Profiteering on Human Lives

Europe is struggling to deal with a record swell of refugees from the Middle East and Africa, arriving by land and by sea, and the human tragedies continue to mount.

Last week alone, at least 150 migrants from an assortment of countries were reported drowned off western Libya after a fishing boat carrying them sank in the Mediterranean. And 71 refugees fleeing war-ravaged Syria were discovered to have suffocated inside a truck that had taken them from Hungary and was abandoned on an Austrian highway, with the refugees locked inside. The victims included eight women and three children.

Over recent years, hundreds of thousands of migrants from places like Syria, Afghanistan, Nigeria and the horn of Africa have found their way to European countries, many of them having paid smugglers to arrange their passage. Such human traffickers are believed to have abandoned the truck in Austria, and Hungarian police, aided by Austrian authorities, arrested three Bulgarian citizens and an Afghan citizen in connection with that tragedy.

According to the International Organization for Migration, more than 3,000 migrants perished or went missing en route in 2014 alone.

We Jews cannot help but recoil at the thought of people desperately seeking refuge in new places because of threatening situations in their home countries. Many of us have countless relatives who were born in Eastern Europe and, for being unable to escape the scourge of the Nazis and their cohorts, perished during the Holocaust years. And all of us know well the tragic stories of the many Jews who were refused refuge in other lands.

As it happens, though, those seeking asylum in European countries today, although colloquially all referred to as “migrants,” are comprised of two distinct groups. According to the U.N. High Commissioner for Refugees, there are refugees — “persons fleeing armed conflict or persecution” and seeking safety in other countries — and there are actual migrants, people who “choose to move not because of a direct threat of persecution or death, but mainly to improve their lives by finding work, or in some cases for education, family reunification, or other reasons.”

Both groups are worthy of sympathy, but there is a qualitative difference between people whose lives in their home countries are in direct danger and people who are seeking to better their lot. In fact, the 1951 Refugee Convention specifically provides certain legal protections (most importantly, that they cannot be returned to life-threatening situations) to the first group but not to the second.

Countries, including our own, cannot be expected to open their borders to all who wish to enter. A former ambassador to a Middle Eastern state recently asserted from his experience that if one asked any of a group of anti-American protesters where he most would like to live, the answer would be America. Who wouldn’t want to share in the prosperity and freedoms the United States has to offer?
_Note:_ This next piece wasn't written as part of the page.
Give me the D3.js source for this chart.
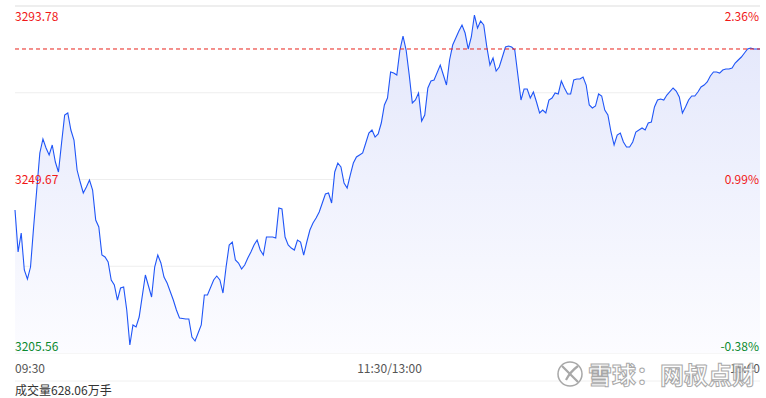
<!DOCTYPE html>
<html>
<head>
<meta charset="utf-8">
<script src="https://cdn.jsdelivr.net/npm/d3@7"></script>
<style>
  body { margin: 0; background: #fff; }
  text { font-family: "Microsoft YaHei", "Noto Sans CJK SC", sans-serif; }
</style>
</head>
<body>
<div id="chart"></div>
<script>
// minute index since 09:30 (0..240, 11:30 and 13:00 share index 120)
const minutes = [0,1,2,3,4,5,6,7,8,9,10,11,12,13,14,15,16,17,18,19,20,21,22,23,24,25,26,27,28,29,
  30,31,32,33,34,35,36,37,38,39,40,42,44,45,46,47,48,49,51,52,53,55,56,57,58,59,60,61,62,64,
  65,66,67,68,69,70,71,72,73,74,75,76,77,78,79,80,81,82,83,84,85,86,87,88,89,90,91,92,93,94,
  95,96,97,98,99,100,101,102,103,104,105,106,107,108,109,110,111,112,113,114,115,116,117,118,119,120,
  121,122,123,124,125,126,127,128,129,130,131,132,133,134,135,137,138,139,140,141,142,143,144,145,
  146,147,148,149,150,151,152,153,154,155,156,157,158,159,160,161,162,163,164,165,166,167,168,169,
  170,171,172,173,174,175,176,177,178,179,180,181,182,183,184,185,186,187,188,189,190,191,192,193,
  194,195,196,197,198,199,200,202,203,204,205,206,207,208,209,210,212,213,214,215,216,217,218,219,
  220,221,222,223,224,225,226,227,228,229,230,231,232,233,234,235,236,237,238,239,240];

const prices = [3241.91,3231.24,3236.07,3226.66,3224.37,3227.42,3237.59,3247.00,3256.41,3259.97,
  3257.68,3255.90,3258.44,3254.12,3251.58,3258.95,3266.07,3266.58,3262.25,3259.71,
  3252.08,3249.03,3246.24,3247.76,3249.54,3247.00,3239.37,3237.59,3230.47,3229.97,
  3228.69,3224.12,3222.85,3219.03,3222.08,3222.34,3216.49,3207.59,3212.68,3212.17,
  3214.71,3225.39,3219.80,3227.42,3230.47,3228.44,3224.88,3223.35,3219.03,3216.49,
  3214.46,3214.20,3214.20,3209.62,3208.61,3210.64,3212.68,3220.30,3220.30,3224.12,
  3225.13,3224.12,3220.81,3227.42,3233.02,3233.78,3229.20,3228.44,3226.92,3227.93,
  3229.71,3231.24,3233.02,3234.29,3231.74,3230.47,3235.05,3235.05,3235.05,3234.80,
  3242.42,3242.17,3235.05,3233.02,3232.25,3231.74,3234.29,3233.78,3230.47,3233.78,
  3236.83,3238.61,3239.88,3241.40,3243.69,3245.98,3246.24,3243.69,3251.58,3253.86,
  3252.85,3248.78,3247.51,3250.81,3253.86,3255.39,3255.90,3256.41,3258.95,3261.49,
  3262.25,3260.47,3261.24,3264.03,3268.61,3270.39,
  3277.00,3276.74,3276.24,3282.59,3286.15,3282.59,3276.24,3269.12,3269.88,3271.66,
  3264.54,3266.07,3272.93,3274.71,3274.97,3278.78,3276.24,3273.69,3280.05,3283.86,
  3285.64,3287.42,3288.95,3286.91,3282.85,3285.90,3291.49,3288.19,3289.97,3288.95,
  3283.35,3278.78,3280.56,3277.25,3278.27,3280.81,3283.35,3283.61,3283.35,3282.59,
  3276.24,3269.88,3272.68,3272.68,3270.39,3271.91,3269.37,3266.58,3267.34,3266.58,
  3269.88,3270.39,3271.66,3271.41,3274.71,3272.93,3271.41,3271.41,3274.97,3275.22,
  3275.22,3275.73,3273.69,3268.61,3267.85,3268.35,3271.41,3270.90,3267.34,3266.07,
  3261.75,3258.44,3260.98,3261.49,3259.20,3257.93,3257.93,3259.20,3261.75,3262.76,
  3262.25,3264.03,3264.29,3268.10,3269.88,3270.13,3269.88,3271.15,3272.93,3272.17,
  3270.64,3266.58,3268.10,3269.88,3270.90,3270.90,3271.91,3273.19,3273.69,3274.46,
  3275.98,3277.00,3277.00,3276.74,3277.51,3277.76,3277.76,3278.02,3279.29,3280.05,
  3280.81,3281.83,3282.85,3283.10,3282.85,3282.85,3282.85];

const priceTicks = [3293.78, 3249.67, 3205.56];
const pctTicks = ["2.36%", "0.99%", "-0.38%"];
const timeLabels = ["09:30", "11:30/13:00", "15:00"];
const timeTicks = [0, 120, 240];
const lastPrice = 3282.85;
const volumeText = "成交量628.06万手";

const W = 766, H = 398;
const PLOT = {left: 15, right: 760, top: 6, bottom: 353};

const svg = d3.select("#chart").append("svg")
  .attr("width", W)
  .attr("height", H);

const x = d3.scaleLinear().domain([0, 240]).range([PLOT.left, PLOT.right]);
const y = d3.scaleLinear().domain([3205.56, 3293.78]).range([PLOT.bottom, PLOT.top]);

const data = minutes.map((m, i) => ({m: m, p: prices[i]}));

// gradient under the line
const grad = svg.append("defs").append("linearGradient")
  .attr("id", "fillGrad")
  .attr("gradientUnits", "userSpaceOnUse")
  .attr("x1", 0).attr("y1", PLOT.top).attr("x2", 0).attr("y2", PLOT.bottom);
grad.append("stop").attr("offset", "0%").attr("stop-color", "#e2e6fb");
grad.append("stop").attr("offset", "100%").attr("stop-color", "#fcfcff");

// horizontal grid
const gridYs = d3.range(5).map(i => y(3205.56 + i * (3293.78 - 3205.56) / 4));
svg.selectAll(".grid")
  .data(gridYs)
  .enter()
  .append("line")
    .attr("x1", PLOT.left).attr("x2", PLOT.right)
    .attr("y1", d => d).attr("y2", d => d)
    .attr("stroke", "#eeeeee")
    .attr("stroke-width", (d, i) => i == 4 ? 2 : 1);

// line under the time labels
svg.append("line")
  .attr("x1", PLOT.left).attr("x2", PLOT.right)
  .attr("y1", 381).attr("y2", 381)
  .attr("stroke", "#f0f0f0");

const area = d3.area()
  .x(d => x(d.m))
  .y0(PLOT.bottom)
  .y1(d => y(d.p));

svg.append("path")
  .datum(data)
  .attr("d", area)
  .attr("fill", "url(#fillGrad)");

const line = d3.line()
  .x(d => x(d.m))
  .y(d => y(d.p));

svg.append("path")
  .datum(data)
  .attr("d", line)
  .attr("fill", "none")
  .attr("stroke", "#1f55f7")
  .attr("stroke-width", 1.1);

// last price dashed line
svg.append("line")
  .attr("x1", PLOT.left).attr("x2", PLOT.right)
  .attr("y1", y(lastPrice)).attr("y2", y(lastPrice))
  .attr("stroke", "#e8221b")
  .attr("stroke-dasharray", "4,3");

// price labels on the left, percent labels on the right
const labelColor = (i) => i == 2 ? "#0b8a2e" : "#f01818";
const labelBase = (v, i) => i == 0 ? y(v) + 15 : (i == 1 ? y(v) + 4.5 : y(v) - 2);

svg.selectAll(".plabel")
  .data(priceTicks)
  .enter()
  .append("text")
    .attr("x", PLOT.left)
    .attr("y", (d, i) => labelBase(d, i))
    .attr("font-size", 12)
    .attr("fill", (d, i) => labelColor(i))
    .text(d => d.toFixed(2));

svg.selectAll(".pctlabel")
  .data(pctTicks)
  .enter()
  .append("text")
    .attr("x", PLOT.right - 1)
    .attr("y", (d, i) => labelBase(priceTicks[i], i))
    .attr("text-anchor", "end")
    .attr("font-size", 12)
    .attr("fill", (d, i) => labelColor(i))
    .text(d => d);

// time labels
svg.selectAll(".tlabel")
  .data(timeLabels)
  .enter()
  .append("text")
    .attr("x", (d, i) => x(timeTicks[i]) + (i == 1 ? 2 : 0))
    .attr("y", 373)
    .attr("text-anchor", (d, i) => ["start", "middle", "end"][i])
    .attr("font-size", 12)
    .attr("fill", "#555")
    .text(d => d);

svg.append("text")
  .attr("x", PLOT.left)
  .attr("y", 395)
  .attr("font-size", 12)
  .attr("fill", "#333")
  .text(volumeText);

// watermark
const wm = svg.append("g").attr("opacity", 0.85);
wm.append("circle")
  .attr("cx", 570).attr("cy", 374).attr("r", 12)
  .attr("fill", "#fff").attr("stroke", "#999").attr("stroke-width", 1.5);
wm.append("path")
  .attr("d", "M562,366 Q570,374 578,382 M578,366 Q570,372 566,380")
  .attr("fill", "none").attr("stroke", "#999").attr("stroke-width", 2.2);
wm.append("text")
  .attr("x", 588).attr("y", 384)
  .attr("font-size", 24)
  .attr("font-weight", "bold")
  .attr("fill", "#fff")
  .attr("stroke", "#9a9a9a")
  .attr("stroke-width", 1)
  .text("雪球：网叔点财");
</script>
</body>
</html>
But wholesale immigration places burdens on the labor market, increases risks to security, and taxes the social security system. Creating a workable, responsible, immigration policy is a vital part of any country’s responsibility. And European nations, no less than our own, have to formulate immigration policies that are humanitarian but not foolhardy. United Nations officials have called on European officials to improve their efforts to resolve the growing humanitarian crisis.

When true refugees, however, fleeing oppression or worse, arrive on the doorstep of an enlightened country, they cannot be dismissed. To their credit, many European countries seem to have internalized that lesson. Germany — the irony cannot be ignored — receives by far the most asylum applications in the European Union, and is expecting 800,000 refugees to arrive this year. And there are approximately 1.5 million recognized refugees living in the 28 member states of the European Union plus Norway and Switzerland.

But no one can deny the underlying evil of the unscrupulous souls who seek to enrich themselves at the expense of desperate people — even to the point of risking, or taking, the lives of refugees.

In the words of Austrian prosecutor Johann Fuchs, commenting on the deaths of those who were abandoned in a sealed truck, “We are talking about human trafficking, homicide, even murder.”

The illegal trade in humans has broadened from arranging perilous journeys across the Mediterranean to profiteering from the tens of thousands now pouring in through the Balkans. It should be clear that the profiteers need to be identified, pursued and prosecuted to the fullest extent of the law.